Kaufman’s piece does not draw directly on either of these earlier works, but it
shares some of their sentiments and some of the long-drawn cello lines of the
Bruch. Again, this is a well-made work, a single-movement concerto that
progresses through a variety of emotions and different degrees of virtuosity – with
its devotional elements predominating (the piece was written in honor of the
composer’s parents). Seascape, the
final work on the CD, will make some listeners think inevitably of Debussy’s La Mer, with which it shares
impressionistic contrasts between the calm and turbulence of the ocean – even
though Kaufman is not at all like Debussy stylistically. The fact that
Kaufman’s works seem tied to those of a number of other composers without
directly imitating their styles points to a certain lack of strong
individuality in Kaufman’s music, for all that it is intelligently constructed
and well scored.
Sydney Hodkinson, on the
other hand, does have a recognizable style of his own. Like many modern
classical composers, Hodkinson has been strongly influenced by jazz; but beyond
that, his works evince a genuine desire to connect with audiences both in their
scoring and in the cleverness and sometimes ingenuity of their structure. A
piano concerto dominates this Navona disc as it does the one of Kaufman’s
music. Hodkinson’s is a four-movement work bearing the title “A Shifting Trek”
– typical of his tantalizing hints about the music that, however, stop short of
insisting on a specific program. A rather extended piece, running more than
half an hour, the concerto uses traditional tempo markings for its movements
and gives no hint of exactly what its overall title may mean – but the
differentiation of its movements does indeed showcase a variety of musical
approaches and a sense of meandering progress that eventually achieves a
satisfying conclusion. More focused on a single mood is Epitaphion, a lament for orchestra whose title is a reflection of
multiple meanings, from the Epitaphios icon for Good Friday and Holy Saturday
in the Eastern Orthodox religion to the notion of a lamentation upon the grave
(note the included word “epitaph”). This is a serious piece of largely uniform
mood, but with enough variety in orchestration, structure and rhythm to sustain
listeners’ interest. It is not, however, as accessible as the delightful Potpourri, whose 11 segments run from
less than one minute to just over three, their moods flitting by in quicksilver
fashion, listeners having just enough time to grasp what one piece is doing
before it ends and is replaced by the next.

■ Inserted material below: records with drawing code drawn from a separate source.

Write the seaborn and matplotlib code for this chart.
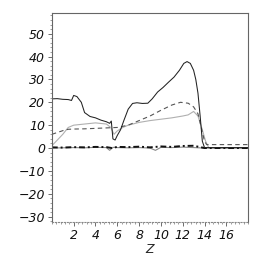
import matplotlib
matplotlib.use("Agg")
import matplotlib.pyplot as plt
import seaborn as sns
import pandas as pd
from matplotlib.ticker import AutoMinorLocator, MultipleLocator

# --- data ---
x_solid = [0, 0.5, 1.0, 1.5, 1.8, 2.0, 2.3, 2.7, 3.0, 3.5, 4.0, 4.5, 5.0, 5.3, 5.45, 5.6, 5.8,
           6.0, 6.3, 6.6, 7.0, 7.4, 7.8, 8.3, 8.8, 9.2, 9.7, 10.2, 10.7, 11.2, 11.7, 12.1,
           12.4, 12.7, 13.0, 13.2, 13.4, 13.6, 13.8, 14.0, 15, 16, 17, 18]
y_solid = [21.5, 21.6, 21.3, 21.2, 20.8, 23.0, 22.5, 20.0, 15.5, 13.8, 13.2, 12.2, 11.5, 10.8,
           11.8, 4.0, 3.5, 5.5, 8.0, 12.0, 17.0, 19.5, 19.8, 19.5, 19.6, 21.5, 24.5, 26.5,
           28.8, 31.0, 34.0, 37.0, 37.8, 37.0, 34.0, 30.0, 24.0, 14.0, 3.0, 0.2, 0.2, 0.2, 0.2, 0.2]

x_dash = [0, 0.5, 1.0, 1.5, 2, 3, 4, 5, 6, 7, 8, 9, 10, 11, 11.8, 12.5, 13, 13.4, 13.7,
          14.0, 14.2, 15, 16, 17, 18]
y_dash = [6.0, 6.8, 7.6, 8.2, 8.3, 8.4, 8.6, 8.8, 9.0, 10.0, 12.0, 14.0, 16.5, 18.8, 20.0,
          19.6, 18.0, 15.0, 9.0, 3.0, 1.5, 1.5, 1.5, 1.5, 1.5]

x_gray = [0, 0.5, 1, 1.5, 2, 3, 4, 5, 5.4, 5.7, 6, 6.5, 7, 8, 9, 10, 11, 12, 12.5, 13,
          13.4, 13.8, 14.1, 14.4, 15, 18]
y_gray = [1.0, 3.5, 6.0, 9.0, 10.0, 10.5, 11.0, 10.5, 9.0, 6.0, 7.5, 9.0, 10.0, 11.2, 12.0,
          12.6, 13.2, 14.0, 14.5, 16.0, 14.0, 8.0, 3.0, 0.0, 0.0, 0.0]

x_dashdot = [0, 1, 2, 3, 4, 5, 5.5, 6, 7, 8, 9, 10, 11, 12, 13, 13.5, 14, 18]
y_dashdot = [0.3, 0.2, 0.4, 0.3, 0.5, 0.4, 0.0, 0.5, 0.4, 0.6, 0.3, 0.7, 0.5, 0.9, 1.0, 0.5, 0.0, 0.0]

x_dot = [0, 1, 2, 3, 4, 5, 5.3, 5.6, 6, 7, 8, 9, 9.5, 10, 11, 12, 13, 14, 18]
y_dot = [0.0, 0.1, 0.2, 0.1, 0.3, 0.2, -1.0, 0.3, 0.2, 0.1, 0.2, 0.0, -1.0, 0.3, 0.2, 0.4, 0.2, 0.0, 0.0]

x_ticks = [2, 4, 6, 8, 10, 12, 14, 16]
y_ticks = [-30, -20, -10, 0, 10, 20, 30, 40, 50]

sns.set_style("white")
plt.rcParams['font.family'] = ['DejaVu Sans']

fig = plt.figure(figsize=(2.62, 2.62), dpi=100)
ax = fig.add_axes([0.198, 0.153, 0.749, 0.797])

sns.lineplot(x=x_gray, y=y_gray, ax=ax, color="#b0b0b0", lw=0.8, sort=False)
sns.lineplot(x=x_dot, y=y_dot, ax=ax, color="#888888", lw=0.8, sort=False)
sns.lineplot(x=x_dash, y=y_dash, ax=ax, color="#555555", lw=0.8, linestyle=(0, (4, 3)), sort=False)
sns.lineplot(x=x_dashdot, y=y_dashdot, ax=ax, color="#111111", lw=1.4, linestyle=(0, (3, 1.5, 1, 1.5)), sort=False)
sns.lineplot(x=x_solid, y=y_solid, ax=ax, color="#222222", lw=0.75, sort=False)

ax.set_xlim(0, 18)
ax.set_ylim(-32.3, 59)
ax.set_xticks(x_ticks)
ax.set_yticks(y_ticks)
ax.set_xticklabels([str(v) for v in x_ticks], fontstyle="italic", fontsize=9)
ax.set_yticklabels([f"{v:d}".replace("-", "\u2212") for v in y_ticks], fontstyle="italic", fontsize=9)
ax.xaxis.set_minor_locator(AutoMinorLocator(5))
ax.yaxis.set_minor_locator(AutoMinorLocator(5))
ax.tick_params(axis="both", which="major", direction="out", length=3, width=0.6, color="#555555",
               pad=2, labelcolor="#111111", bottom=True, left=True)
ax.tick_params(axis="both", which="minor", direction="out", length=1.5, width=0.5, color="#777777",
               bottom=True, left=True)
ax.set_xlabel("Z", fontstyle="italic", fontsize=9, labelpad=1)
ax.set_ylabel("")

for side in ["top", "right", "left"]:
    ax.spines[side].set_color("#666666")
    ax.spines[side].set_linewidth(0.8)
ax.spines["bottom"].set_color("#888888")
ax.spines["bottom"].set_linestyle(":")
ax.spines["bottom"].set_linewidth(0.8)
ax.grid(False)

fig.savefig("out.png", dpi=100)
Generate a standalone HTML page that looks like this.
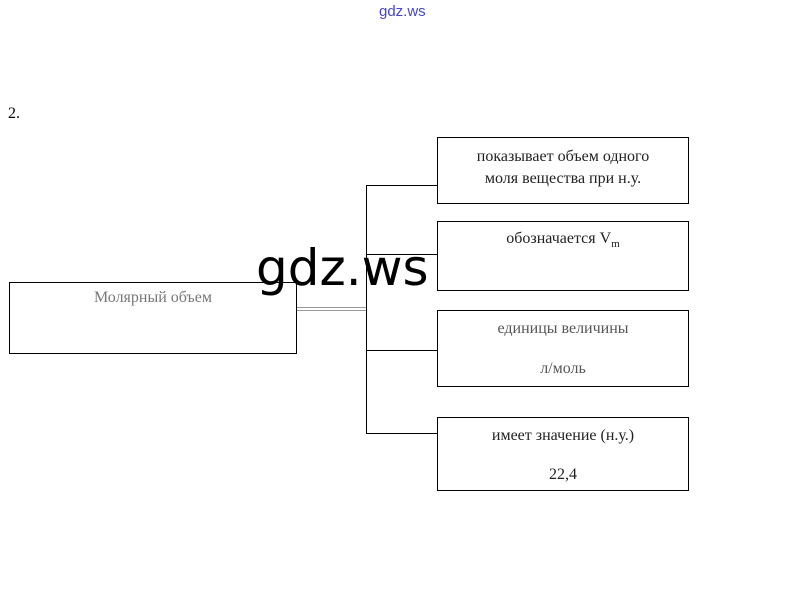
<!DOCTYPE html>
<html><head><meta charset="utf-8"><style>
body{margin:0;width:812px;height:600px;background:#fff;position:relative;overflow:hidden;font-family:"Liberation Serif",serif;}
.b{position:absolute;border:1px solid #000;box-sizing:border-box;text-align:center;font-size:16px;color:#222;}
.l{position:absolute;background:#000;}
</style></head><body>
<div style="position:absolute;left:379px;top:3px;font-family:'Liberation Sans',sans-serif;font-size:15px;color:#4646c8;">gdz.ws</div>
<div style="position:absolute;left:8px;top:105px;font-size:16px;">2.</div>
<div class="b" style="left:9px;top:282px;width:288px;height:72px;color:#777;padding-top:6px;">Молярный объем</div>
<div class="b" style="left:437px;top:137px;width:252px;height:67px;padding-top:8px;line-height:22px;">показывает объем одного<br>моля вещества при н.у.</div>
<div class="b" style="left:437px;top:221px;width:252px;height:70px;padding-top:8px;">обозначается V<sub style="font-size:11px">m</sub></div>
<div class="b" style="left:437px;top:310px;width:252px;height:77px;padding-top:8px;line-height:40px;color:#555;"><div style="line-height:20px">единицы величины</div><div style="line-height:20px;margin-top:20px">л/моль</div></div>
<div class="b" style="left:437px;top:417px;width:252px;height:74px;padding-top:8px;"><div style="line-height:20px">имеет значение (н.у.)</div><div style="line-height:20px;margin-top:19px">22,4</div></div>
<div class="l" style="left:366px;top:185px;width:1px;height:249px;"></div>
<div class="l" style="left:366px;top:185px;width:71px;height:1px;"></div>
<div class="l" style="left:366px;top:254px;width:71px;height:1px;"></div>
<div class="l" style="left:366px;top:350px;width:71px;height:1px;"></div>
<div class="l" style="left:366px;top:433px;width:71px;height:1px;"></div>
<div class="l" style="left:297px;top:307px;width:69px;height:1px;background:#999;"></div>
<div class="l" style="left:297px;top:310px;width:69px;height:1px;background:#999;"></div>
<div style="position:absolute;left:256px;top:238px;font-family:'DejaVu Sans',sans-serif;font-size:50px;line-height:60px;color:#000;">gdz.ws</div>
</body></html>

The pieces’ generally whimsical
titles reflect their content well and lead to some amusing juxtapositions:
“Stuck” followed by “Spasm” and then by “Gruff,” for example, or “Cirrus”
followed by “Hopscotch.” It is altogether fitting that the final, fleet
miniature here is called “Scoot.” Hodkinson is not really a miniaturist – he
actually seems quite comfortable in more-extended forms – but in terms of reaching
out to an audience, the little bits that he collectively calls Potpourri are very effective indeed.